「原発大事故、つぎも日本」ある住職の悔恨の念を伝える小さな施設 核被害の悲惨さを福島から発信し続ける意味とは
2011年の東京電力福島第1原発事故で一時、全ての町民が避難を強いられた福島県楢葉町。山あいの宝鏡寺に「伝言館」という小さな施設がある。中に入ると、壁に飾られた「原発大事故 つぎも日本」のメッセージが目に飛び込んでくる。原発事故に関する説明や、事故後に撮影した町の写真。そして広島と長崎の原爆被害や、ビキニ水爆実験のパネルもある。 原爆投下から78年。第五福竜丸が被ばくしたビキニ事件は、来年でちょうど70年を迎える。原発事故から12年が過ぎた福島にある伝言館の意味とは。(共同通信=堺洸喜) ▽届かなかった声 伝言館は、昨年12月29日に死去した宝鏡寺住職の早川篤雄さん=享年(83)=が2021年、立命館大名誉教授の安斎育郎さん(83)と開いた、核被害を学べる場だ。 伝言館創設のきっかけは、原発の危険性を訴え続けたにもかかわらず、事故が起きてしまったことへの2人の悔恨の念だった。
早川さんが原発の安全性に疑念を抱いたのは、福島第1原発(福島県大熊町、双葉町)に続く、福島第2原発の候補地に楢葉町が浮上した1960年代のことだった。勉強会に参加したときに、大学教授から「原発から放射性物質が飛散すれば非常に危ない」と聞き、衝撃を受けた。「そんな原発を、生まれ育った楢葉町に持ってきてはいけない」。
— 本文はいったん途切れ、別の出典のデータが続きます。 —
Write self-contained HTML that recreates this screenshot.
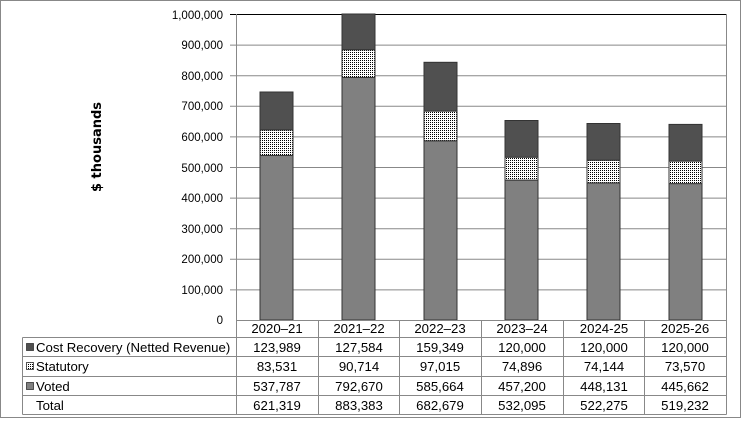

早川さんは、住民有志を集め勉強会を開くようになった。 1973年、当時安斎さんが助手を務めていた東京大の研究室に一本の電話が入った。「原発の危険性について、科学者として公聴会で意見を言ってほしい」。早川さんからだった。 安斎さんは東大原子力工学科の1期生。原子力の専門家ながら、日本の原発政策の問題点を認識し、批判していた。 2人は福島市で開かれた第2原発の公聴会で反対の意見を述べたが、その声は反映されず、第2原発は楢葉町と富岡町に建設が決まった。早川さんらは、75年に第2原発1号機の設置許可取り消しを求め、福島地裁に提訴。早川さんは事務局長を務め、安斎さんも資料の作成などを手伝った。この裁判では、84年に福島地裁が早川さんらの請求を棄却。90年に仙台高裁が、92年に最高裁が福島地裁判決を支持し、早川さんらの主張を退けた。